ESG’s Emphasis on Biodiversity
The “E” in ESG, which stands for environmental considerations, is where biodiversity finds its corporate voice. Companies that incorporate ESG values recognize that protecting biodiversity isn’t a charitable act—it’s a business imperative.
1. Risk Management: Loss of biodiversity can disrupt supply chains. For instance, a decline in bee populations affects crop pollination, impacting the agriculture and food sectors.
2. Reputation and Branding: Modern consumers are more environmentally conscious. Companies that prioritize biodiversity conservation can strengthen their brand image and customer loyalty.

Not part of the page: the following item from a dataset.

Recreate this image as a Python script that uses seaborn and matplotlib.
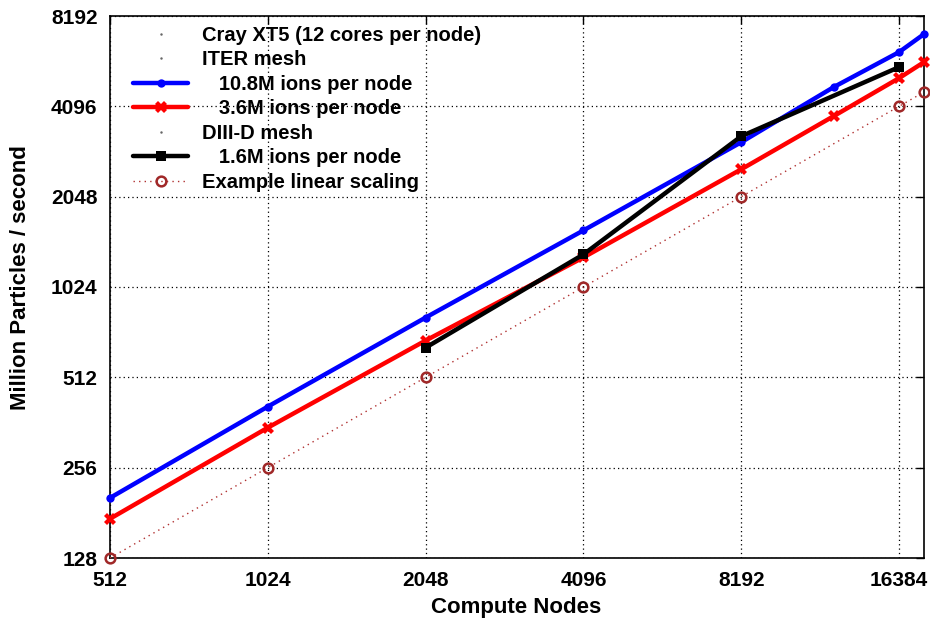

3. Long-Term Investment: Protecting biodiversity ensures that the natural resources businesses rely on remain available and sustainable.
Real-world ESG Initiatives for Biodiversity
- Sustainable Supply Chain Management: Companies are opting for sustainably-sourced materials, ensuring their operations don’t harm biodiversity. For instance, opting for certified sustainable palm oil protects rainforests and their rich biodiversity.
- Habitat Restoration Projects: Corporations are investing in projects to restore habitats, from reforestation initiatives to wetland rejuvenation.
- Collaborative Conservation Programs: By partnering with NGOs, indigenous communities, and governments, businesses can amplify their conservation impact.
- Biodiversity Offsetting: Firms are balancing their ecological impacts by investing in conservation activities elsewhere, ensuring a net positive impact on biodiversity.
Challenges and the Path Forward
While the ESG framework paves the way for biodiversity conservation, challenges persist:
- Quantifying Biodiversity: Unlike carbon emissions, biodiversity is multifaceted, making it challenging to measure and report.
- Short-term Business Goals: Biodiversity conservation often yields long-term benefits, clashing with short-term corporate objectives.
- Geographic Disparities: Biodiversity hotspots may not always align with business operations, necessitating cross-border conservation initiatives.
Despite these challenges, the ESG emphasis on biodiversity is gaining momentum. Standardized reporting tools, stakeholder engagement, and global collaboration can further accelerate this trend.
Biodiversity conservation isn’t a niche environmental concern—it’s a global imperative that intersects with the very foundation of business operations. Through the ESG lens, corporations have a clear roadmap to play a pivotal role in this narrative. By aligning business goals with biodiversity conservation, companies don’t just safeguard the planet’s ecological heritage, but they also ensure sustainable, long-term success in a world that is increasingly interconnected and interdependent.